Work to do: Extract the lines from the start through the line that holds "a_60fpu_err = [0.0, 0.3, 0.0]", both included, omitting all images.

◇ ◇ ◇ ◇ ◇ ◇ ◇

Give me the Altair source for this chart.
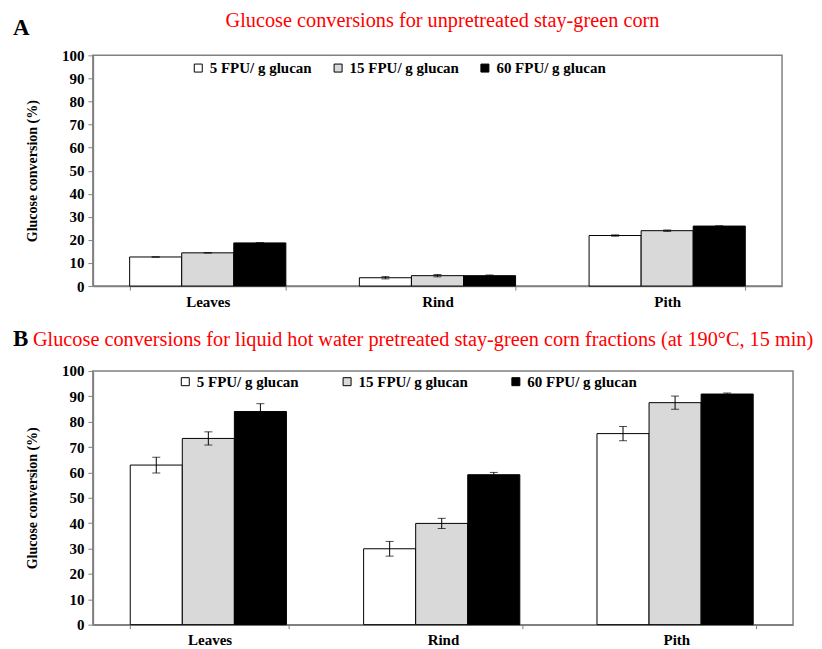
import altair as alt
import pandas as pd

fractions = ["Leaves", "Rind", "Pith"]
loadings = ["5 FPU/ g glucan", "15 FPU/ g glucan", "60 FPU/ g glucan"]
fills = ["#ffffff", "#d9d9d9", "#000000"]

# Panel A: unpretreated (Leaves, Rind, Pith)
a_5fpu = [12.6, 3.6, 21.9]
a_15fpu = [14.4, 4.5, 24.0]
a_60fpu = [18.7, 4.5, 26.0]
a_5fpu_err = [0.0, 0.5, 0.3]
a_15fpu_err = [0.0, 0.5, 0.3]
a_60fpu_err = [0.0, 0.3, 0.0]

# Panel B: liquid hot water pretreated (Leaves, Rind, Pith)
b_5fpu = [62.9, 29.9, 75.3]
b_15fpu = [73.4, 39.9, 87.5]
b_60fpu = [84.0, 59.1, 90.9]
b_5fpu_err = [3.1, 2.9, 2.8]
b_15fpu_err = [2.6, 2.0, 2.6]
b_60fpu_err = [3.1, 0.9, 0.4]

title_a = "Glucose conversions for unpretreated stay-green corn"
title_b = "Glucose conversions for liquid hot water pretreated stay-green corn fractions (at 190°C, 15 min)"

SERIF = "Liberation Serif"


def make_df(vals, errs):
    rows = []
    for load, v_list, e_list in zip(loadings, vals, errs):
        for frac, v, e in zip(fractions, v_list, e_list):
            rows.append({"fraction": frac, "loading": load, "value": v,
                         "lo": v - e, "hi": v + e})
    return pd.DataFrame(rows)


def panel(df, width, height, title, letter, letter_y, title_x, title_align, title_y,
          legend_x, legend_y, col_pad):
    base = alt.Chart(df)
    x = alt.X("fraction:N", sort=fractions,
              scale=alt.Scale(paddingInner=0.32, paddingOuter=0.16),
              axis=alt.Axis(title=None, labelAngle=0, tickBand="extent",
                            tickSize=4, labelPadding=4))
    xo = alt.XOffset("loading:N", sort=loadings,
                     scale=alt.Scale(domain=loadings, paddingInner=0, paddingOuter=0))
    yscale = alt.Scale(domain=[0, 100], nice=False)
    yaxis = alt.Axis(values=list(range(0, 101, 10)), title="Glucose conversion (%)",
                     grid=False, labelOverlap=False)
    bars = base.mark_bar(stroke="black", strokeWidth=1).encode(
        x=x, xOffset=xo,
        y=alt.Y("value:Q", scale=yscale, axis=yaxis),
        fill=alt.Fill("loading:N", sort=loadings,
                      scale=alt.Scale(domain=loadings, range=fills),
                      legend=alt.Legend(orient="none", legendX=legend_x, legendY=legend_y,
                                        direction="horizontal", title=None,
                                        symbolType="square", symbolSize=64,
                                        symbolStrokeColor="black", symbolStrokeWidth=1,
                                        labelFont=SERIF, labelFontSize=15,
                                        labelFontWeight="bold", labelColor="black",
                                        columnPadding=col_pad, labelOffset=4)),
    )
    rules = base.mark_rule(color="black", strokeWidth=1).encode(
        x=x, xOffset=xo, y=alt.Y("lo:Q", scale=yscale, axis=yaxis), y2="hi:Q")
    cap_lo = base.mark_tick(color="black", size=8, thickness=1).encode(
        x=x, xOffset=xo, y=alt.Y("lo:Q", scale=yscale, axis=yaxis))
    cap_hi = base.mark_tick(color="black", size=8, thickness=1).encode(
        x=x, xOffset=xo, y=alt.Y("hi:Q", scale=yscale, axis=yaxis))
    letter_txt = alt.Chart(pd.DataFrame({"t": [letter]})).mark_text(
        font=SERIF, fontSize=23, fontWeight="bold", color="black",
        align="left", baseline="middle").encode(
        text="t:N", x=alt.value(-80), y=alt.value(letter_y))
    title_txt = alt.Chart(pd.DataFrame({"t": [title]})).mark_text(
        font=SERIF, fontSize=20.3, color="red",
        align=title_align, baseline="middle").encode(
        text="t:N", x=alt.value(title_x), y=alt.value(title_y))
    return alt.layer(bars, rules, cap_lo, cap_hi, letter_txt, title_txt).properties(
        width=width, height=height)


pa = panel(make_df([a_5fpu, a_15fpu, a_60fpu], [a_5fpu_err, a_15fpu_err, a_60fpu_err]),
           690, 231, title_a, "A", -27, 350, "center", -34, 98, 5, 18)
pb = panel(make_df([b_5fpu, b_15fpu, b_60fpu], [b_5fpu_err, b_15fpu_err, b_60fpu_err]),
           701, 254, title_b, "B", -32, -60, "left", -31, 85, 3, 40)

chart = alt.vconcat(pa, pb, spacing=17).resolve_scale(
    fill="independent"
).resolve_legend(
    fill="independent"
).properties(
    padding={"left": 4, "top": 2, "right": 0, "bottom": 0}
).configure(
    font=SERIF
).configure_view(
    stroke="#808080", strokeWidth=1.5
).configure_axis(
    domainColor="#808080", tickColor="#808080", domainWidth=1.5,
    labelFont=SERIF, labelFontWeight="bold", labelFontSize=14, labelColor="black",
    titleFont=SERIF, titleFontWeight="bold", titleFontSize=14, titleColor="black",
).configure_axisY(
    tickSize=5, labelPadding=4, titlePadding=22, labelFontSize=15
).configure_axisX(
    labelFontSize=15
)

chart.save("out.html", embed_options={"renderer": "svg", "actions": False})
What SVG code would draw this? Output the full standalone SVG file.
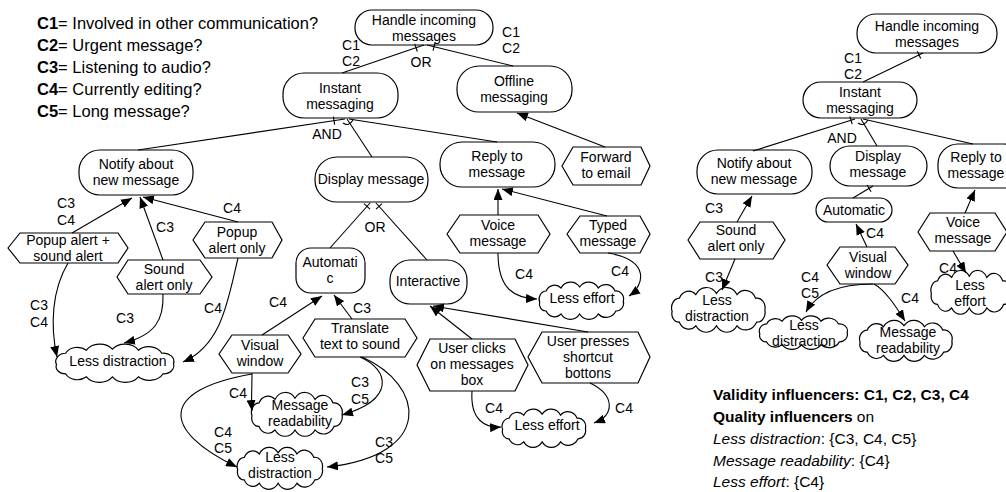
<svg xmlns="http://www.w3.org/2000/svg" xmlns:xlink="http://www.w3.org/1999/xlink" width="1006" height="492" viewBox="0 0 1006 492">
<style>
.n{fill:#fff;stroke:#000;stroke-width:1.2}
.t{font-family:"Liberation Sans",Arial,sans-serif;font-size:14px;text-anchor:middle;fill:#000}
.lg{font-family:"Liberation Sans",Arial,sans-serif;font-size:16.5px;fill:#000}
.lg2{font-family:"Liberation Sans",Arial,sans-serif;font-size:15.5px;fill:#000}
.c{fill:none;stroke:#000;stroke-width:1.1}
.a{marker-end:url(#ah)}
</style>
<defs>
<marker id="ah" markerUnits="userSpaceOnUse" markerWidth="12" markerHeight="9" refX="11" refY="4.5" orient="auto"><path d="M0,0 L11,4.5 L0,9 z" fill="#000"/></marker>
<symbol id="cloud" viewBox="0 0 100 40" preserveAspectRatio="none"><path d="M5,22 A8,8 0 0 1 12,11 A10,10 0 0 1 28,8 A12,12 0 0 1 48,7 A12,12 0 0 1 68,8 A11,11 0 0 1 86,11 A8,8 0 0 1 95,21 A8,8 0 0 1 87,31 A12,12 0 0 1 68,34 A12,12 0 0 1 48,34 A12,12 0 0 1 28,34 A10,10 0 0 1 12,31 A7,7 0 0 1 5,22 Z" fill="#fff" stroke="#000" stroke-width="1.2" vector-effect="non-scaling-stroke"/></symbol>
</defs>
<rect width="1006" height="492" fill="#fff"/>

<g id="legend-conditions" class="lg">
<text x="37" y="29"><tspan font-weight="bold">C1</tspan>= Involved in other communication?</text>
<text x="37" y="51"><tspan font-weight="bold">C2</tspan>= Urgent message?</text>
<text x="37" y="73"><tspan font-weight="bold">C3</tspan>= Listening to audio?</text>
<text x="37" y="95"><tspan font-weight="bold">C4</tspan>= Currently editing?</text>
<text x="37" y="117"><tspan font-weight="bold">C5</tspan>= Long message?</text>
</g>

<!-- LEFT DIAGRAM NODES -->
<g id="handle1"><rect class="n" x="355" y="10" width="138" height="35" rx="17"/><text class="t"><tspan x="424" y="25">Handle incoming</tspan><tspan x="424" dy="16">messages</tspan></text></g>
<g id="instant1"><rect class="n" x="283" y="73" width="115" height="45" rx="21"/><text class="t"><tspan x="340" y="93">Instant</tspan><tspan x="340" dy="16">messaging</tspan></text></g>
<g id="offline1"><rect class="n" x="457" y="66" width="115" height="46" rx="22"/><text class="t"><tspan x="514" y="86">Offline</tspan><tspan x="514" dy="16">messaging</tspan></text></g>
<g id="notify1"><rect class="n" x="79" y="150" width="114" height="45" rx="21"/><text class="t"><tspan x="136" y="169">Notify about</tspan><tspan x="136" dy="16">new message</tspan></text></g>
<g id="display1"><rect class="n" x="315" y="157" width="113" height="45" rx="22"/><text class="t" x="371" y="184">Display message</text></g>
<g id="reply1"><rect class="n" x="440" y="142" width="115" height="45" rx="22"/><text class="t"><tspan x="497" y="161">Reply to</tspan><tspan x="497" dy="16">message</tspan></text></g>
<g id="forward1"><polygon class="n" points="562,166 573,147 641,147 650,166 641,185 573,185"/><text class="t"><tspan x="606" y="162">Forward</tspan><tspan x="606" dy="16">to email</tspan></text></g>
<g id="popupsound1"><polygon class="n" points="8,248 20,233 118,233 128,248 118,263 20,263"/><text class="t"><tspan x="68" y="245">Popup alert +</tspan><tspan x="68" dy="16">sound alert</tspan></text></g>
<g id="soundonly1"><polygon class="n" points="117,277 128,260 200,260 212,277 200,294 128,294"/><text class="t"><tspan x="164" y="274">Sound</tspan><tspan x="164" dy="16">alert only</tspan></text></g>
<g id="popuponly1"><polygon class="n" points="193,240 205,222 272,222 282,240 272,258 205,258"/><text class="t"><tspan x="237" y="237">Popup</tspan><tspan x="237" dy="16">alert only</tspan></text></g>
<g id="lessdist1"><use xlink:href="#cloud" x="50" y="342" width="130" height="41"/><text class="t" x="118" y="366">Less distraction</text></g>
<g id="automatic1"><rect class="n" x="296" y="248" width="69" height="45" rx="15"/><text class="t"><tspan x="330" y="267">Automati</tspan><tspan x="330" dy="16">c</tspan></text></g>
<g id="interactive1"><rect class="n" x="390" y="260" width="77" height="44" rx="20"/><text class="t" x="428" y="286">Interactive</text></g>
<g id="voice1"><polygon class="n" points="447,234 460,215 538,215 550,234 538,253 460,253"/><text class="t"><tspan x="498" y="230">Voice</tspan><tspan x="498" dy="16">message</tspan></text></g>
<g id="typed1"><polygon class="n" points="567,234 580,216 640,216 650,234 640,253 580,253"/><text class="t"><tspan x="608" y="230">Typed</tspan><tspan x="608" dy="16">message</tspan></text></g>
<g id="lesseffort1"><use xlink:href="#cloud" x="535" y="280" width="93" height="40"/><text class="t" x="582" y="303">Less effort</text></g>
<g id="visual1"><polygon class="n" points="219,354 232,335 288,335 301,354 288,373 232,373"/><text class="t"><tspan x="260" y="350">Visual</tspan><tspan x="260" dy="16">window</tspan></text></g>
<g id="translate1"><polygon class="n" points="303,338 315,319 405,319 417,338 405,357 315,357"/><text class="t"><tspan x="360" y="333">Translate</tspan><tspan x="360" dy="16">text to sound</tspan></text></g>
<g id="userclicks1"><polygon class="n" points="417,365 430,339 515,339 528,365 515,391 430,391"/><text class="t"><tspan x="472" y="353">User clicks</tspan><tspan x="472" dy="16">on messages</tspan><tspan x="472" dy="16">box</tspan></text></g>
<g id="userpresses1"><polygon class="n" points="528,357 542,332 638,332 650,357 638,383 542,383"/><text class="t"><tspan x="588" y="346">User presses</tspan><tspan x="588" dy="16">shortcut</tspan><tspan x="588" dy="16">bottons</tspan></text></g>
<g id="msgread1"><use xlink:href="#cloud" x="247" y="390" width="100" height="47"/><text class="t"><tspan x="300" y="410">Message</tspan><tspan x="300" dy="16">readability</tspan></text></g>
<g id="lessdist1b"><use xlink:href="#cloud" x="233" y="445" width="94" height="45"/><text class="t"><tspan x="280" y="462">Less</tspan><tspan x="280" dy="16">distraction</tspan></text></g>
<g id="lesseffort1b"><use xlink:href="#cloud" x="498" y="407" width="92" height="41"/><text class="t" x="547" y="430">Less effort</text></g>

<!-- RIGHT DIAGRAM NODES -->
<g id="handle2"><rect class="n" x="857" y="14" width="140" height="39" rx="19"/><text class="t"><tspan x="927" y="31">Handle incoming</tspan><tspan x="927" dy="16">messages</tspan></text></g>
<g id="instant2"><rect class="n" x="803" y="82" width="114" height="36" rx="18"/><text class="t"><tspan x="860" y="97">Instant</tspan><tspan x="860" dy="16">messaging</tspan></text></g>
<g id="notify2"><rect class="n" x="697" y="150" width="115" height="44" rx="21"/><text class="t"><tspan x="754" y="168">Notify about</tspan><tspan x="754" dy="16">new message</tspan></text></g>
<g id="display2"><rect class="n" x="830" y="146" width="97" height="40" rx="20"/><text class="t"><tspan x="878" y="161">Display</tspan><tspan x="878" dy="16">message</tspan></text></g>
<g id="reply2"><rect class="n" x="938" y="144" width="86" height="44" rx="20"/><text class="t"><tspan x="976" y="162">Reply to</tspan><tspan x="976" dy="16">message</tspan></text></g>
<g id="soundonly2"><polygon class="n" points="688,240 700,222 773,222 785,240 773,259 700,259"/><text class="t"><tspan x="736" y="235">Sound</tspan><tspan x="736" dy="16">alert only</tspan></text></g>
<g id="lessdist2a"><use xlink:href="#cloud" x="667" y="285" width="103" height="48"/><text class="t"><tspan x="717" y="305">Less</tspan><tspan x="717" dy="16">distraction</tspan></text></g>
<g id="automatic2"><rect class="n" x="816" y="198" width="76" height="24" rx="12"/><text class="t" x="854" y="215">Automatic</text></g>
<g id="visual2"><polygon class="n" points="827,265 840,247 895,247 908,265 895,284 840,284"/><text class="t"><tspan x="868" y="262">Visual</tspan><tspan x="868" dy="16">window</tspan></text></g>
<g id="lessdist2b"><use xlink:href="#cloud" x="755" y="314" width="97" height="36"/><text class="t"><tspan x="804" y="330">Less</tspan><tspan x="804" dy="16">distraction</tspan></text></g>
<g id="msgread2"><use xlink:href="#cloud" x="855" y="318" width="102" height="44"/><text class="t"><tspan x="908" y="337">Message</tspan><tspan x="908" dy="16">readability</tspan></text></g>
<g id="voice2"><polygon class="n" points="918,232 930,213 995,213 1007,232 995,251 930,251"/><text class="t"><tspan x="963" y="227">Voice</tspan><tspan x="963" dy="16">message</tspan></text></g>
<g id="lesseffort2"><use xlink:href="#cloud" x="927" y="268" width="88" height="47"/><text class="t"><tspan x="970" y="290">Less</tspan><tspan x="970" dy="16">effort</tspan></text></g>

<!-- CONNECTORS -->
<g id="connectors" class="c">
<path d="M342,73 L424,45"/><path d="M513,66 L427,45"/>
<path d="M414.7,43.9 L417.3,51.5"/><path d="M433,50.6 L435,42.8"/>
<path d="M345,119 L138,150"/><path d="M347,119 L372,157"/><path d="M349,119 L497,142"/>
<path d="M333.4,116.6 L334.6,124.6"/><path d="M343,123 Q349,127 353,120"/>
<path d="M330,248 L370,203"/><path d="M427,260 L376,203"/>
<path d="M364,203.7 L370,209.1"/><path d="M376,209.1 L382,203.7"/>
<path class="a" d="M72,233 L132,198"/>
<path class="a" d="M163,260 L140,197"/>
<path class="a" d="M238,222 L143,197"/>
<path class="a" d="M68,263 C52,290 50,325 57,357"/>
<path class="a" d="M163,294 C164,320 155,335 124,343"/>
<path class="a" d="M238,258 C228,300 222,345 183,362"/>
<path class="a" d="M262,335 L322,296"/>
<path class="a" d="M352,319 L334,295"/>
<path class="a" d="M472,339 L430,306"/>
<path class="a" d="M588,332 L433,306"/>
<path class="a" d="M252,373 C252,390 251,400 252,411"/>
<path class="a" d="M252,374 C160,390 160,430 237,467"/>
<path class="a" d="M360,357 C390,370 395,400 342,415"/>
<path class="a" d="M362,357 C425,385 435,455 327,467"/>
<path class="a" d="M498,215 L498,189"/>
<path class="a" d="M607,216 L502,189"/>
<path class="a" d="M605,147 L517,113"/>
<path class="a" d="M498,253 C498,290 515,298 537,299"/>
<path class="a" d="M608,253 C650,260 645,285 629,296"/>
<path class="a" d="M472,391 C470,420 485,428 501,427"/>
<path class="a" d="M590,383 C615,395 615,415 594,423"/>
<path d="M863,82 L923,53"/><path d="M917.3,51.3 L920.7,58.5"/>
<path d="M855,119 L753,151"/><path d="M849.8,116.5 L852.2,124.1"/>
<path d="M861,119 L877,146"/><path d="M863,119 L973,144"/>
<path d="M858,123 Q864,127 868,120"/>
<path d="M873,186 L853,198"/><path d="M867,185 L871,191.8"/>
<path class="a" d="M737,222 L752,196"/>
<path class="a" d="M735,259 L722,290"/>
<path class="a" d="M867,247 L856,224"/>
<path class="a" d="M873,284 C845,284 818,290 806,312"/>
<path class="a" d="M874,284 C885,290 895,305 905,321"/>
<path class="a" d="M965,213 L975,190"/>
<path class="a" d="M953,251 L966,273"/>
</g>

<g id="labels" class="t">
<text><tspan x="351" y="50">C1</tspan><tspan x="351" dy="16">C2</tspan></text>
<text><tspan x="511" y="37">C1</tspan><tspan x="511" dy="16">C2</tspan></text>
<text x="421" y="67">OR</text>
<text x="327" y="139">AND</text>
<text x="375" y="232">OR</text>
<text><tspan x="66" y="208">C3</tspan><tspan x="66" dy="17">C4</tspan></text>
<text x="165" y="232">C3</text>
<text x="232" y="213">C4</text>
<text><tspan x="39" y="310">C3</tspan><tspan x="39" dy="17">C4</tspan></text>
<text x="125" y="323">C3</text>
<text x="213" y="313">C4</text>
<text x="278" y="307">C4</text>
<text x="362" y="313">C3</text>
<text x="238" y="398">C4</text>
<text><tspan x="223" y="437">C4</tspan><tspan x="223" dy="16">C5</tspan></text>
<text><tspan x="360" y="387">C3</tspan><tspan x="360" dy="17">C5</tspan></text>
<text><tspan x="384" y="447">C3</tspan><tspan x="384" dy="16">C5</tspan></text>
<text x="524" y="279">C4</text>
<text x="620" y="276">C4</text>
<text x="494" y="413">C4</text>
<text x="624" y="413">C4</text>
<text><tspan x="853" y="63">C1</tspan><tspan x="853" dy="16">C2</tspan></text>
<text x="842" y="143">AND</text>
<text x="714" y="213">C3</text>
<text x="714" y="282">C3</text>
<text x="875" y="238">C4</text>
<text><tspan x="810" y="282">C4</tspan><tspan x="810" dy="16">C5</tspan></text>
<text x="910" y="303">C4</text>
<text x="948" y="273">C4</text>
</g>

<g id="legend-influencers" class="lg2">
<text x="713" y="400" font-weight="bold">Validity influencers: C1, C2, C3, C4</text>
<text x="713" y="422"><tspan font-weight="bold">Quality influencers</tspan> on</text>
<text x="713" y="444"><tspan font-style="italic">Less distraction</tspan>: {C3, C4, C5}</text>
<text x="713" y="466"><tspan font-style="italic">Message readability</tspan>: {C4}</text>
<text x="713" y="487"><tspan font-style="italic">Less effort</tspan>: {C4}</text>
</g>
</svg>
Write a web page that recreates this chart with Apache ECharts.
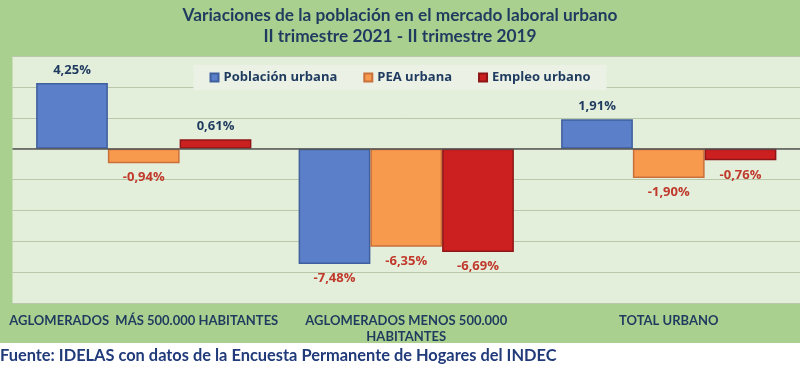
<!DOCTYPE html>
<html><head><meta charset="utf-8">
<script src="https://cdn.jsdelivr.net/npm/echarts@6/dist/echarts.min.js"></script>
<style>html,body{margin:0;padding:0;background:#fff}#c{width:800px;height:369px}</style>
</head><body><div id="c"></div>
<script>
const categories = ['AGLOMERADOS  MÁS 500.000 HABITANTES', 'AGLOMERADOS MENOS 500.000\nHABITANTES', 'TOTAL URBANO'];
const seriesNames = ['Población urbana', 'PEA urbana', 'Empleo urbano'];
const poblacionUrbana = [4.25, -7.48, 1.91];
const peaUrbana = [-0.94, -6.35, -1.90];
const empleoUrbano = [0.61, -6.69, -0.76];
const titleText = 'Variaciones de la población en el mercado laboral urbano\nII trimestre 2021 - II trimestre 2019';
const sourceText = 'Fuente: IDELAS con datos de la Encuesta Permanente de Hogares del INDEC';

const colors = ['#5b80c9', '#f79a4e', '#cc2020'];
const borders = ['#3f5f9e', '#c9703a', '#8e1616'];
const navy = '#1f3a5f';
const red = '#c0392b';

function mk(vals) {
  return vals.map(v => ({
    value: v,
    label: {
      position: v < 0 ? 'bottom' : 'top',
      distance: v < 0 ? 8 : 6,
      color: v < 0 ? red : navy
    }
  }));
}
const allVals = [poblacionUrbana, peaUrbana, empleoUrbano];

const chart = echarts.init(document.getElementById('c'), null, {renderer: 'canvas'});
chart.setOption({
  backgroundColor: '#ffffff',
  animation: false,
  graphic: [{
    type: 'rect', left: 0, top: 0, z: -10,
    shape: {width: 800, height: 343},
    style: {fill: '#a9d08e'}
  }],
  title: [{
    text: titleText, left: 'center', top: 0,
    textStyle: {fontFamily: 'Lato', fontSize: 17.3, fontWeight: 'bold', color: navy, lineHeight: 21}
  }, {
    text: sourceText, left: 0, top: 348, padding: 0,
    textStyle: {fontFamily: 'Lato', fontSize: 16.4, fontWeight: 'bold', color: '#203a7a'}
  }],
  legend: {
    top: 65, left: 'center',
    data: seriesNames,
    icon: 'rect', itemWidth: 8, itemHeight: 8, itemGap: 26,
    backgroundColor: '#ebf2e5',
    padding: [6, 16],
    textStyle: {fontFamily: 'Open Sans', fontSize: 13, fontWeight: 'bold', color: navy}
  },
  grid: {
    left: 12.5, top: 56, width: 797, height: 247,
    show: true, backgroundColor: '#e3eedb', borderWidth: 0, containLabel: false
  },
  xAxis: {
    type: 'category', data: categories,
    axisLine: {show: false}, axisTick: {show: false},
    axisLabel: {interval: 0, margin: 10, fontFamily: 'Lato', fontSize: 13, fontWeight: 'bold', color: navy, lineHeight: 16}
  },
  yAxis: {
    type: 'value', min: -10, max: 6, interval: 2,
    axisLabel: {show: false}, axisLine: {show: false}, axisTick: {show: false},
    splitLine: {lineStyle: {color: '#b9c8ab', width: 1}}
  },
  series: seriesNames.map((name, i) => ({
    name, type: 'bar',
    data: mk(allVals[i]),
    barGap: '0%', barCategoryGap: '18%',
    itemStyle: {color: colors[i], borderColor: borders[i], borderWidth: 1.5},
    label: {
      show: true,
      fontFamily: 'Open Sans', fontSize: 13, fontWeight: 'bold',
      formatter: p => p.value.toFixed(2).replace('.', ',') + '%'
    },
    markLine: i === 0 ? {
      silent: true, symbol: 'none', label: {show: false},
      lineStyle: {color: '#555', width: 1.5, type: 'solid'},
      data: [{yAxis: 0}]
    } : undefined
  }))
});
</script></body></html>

◇ ◇ ◇ ◇ ◇ ◇ ◇

Written answer:
Give me the Altair source for this chart.
import altair as alt
import pandas as pd

fractions = ["Leaves", "Rind", "Pith"]
loadings = ["5 FPU/ g glucan", "15 FPU/ g glucan", "60 FPU/ g glucan"]
fills = ["#ffffff", "#d9d9d9", "#000000"]

# Panel A: unpretreated (Leaves, Rind, Pith)
a_5fpu = [12.6, 3.6, 21.9]
a_15fpu = [14.4, 4.5, 24.0]
a_60fpu = [18.7, 4.5, 26.0]
a_5fpu_err = [0.0, 0.5, 0.3]
a_15fpu_err = [0.0, 0.5, 0.3]
a_60fpu_err = [0.0, 0.3, 0.0]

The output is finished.